Perhaps a lucky bird will guide him, but the sky’s as still and flat as always. Time’s past needing birds to help him. Kanye knows what has to happen next. He waits a while, then stands and tucks the Smith & Wesson into his dacks, picks up some stuff salvaged from his dad’s office. Loads his pack, climbs down to the prison gate, gulps good air before letting himself inside.
Not much light in the passageway. Ignores flies buzzing on dead things in locked cells. Finds his cash cow hugging her knees in a single shaft of dusty light.
“Brung you some food.”
She’s not half as old as he first thought. Grunts as she rips the MRE in half and scoops mush into her mouth with both her hands. Like she expects him to change his mind. Like she isn’t taking any chances.
Random crashing from outside and bullets plink against BigZig’s cubed sides.
Fucken tools have started up again.
The woman licks the last smear from the plastic pack and belches.
“You saved my life,” she tells him. “And I’m grateful. Really grateful. You have no idea—you really don’t.”

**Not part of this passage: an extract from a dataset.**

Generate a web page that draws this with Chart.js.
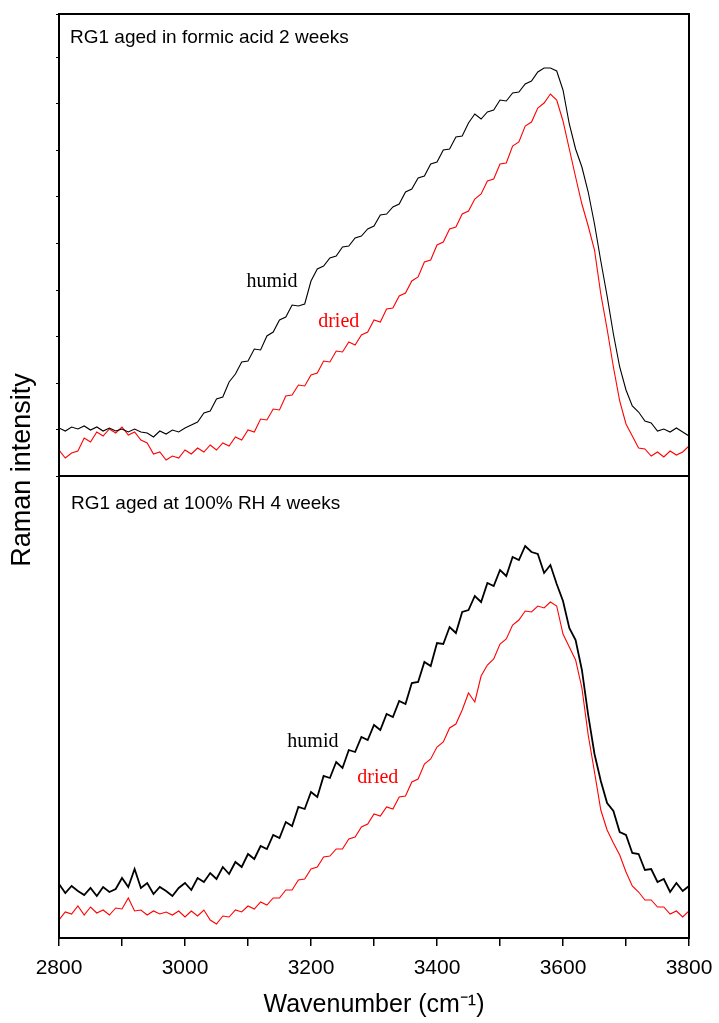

Kanye sits, placing the gun just beyond the reach of her rusty chain. So she knows he’ll use it if he has to.
“Nice boots,” she says.
Kanye sits a little straighter. Black crocodile-belly boots cost more than sacks of marijuana. Only worn when he needs extra luck.
“They’re all dead, aren’t they? The other prisoners,” she says.
“Not much value in them,” he says, scratching his scabby arms. “Not like you. Slate reckons you’re worth heaps.”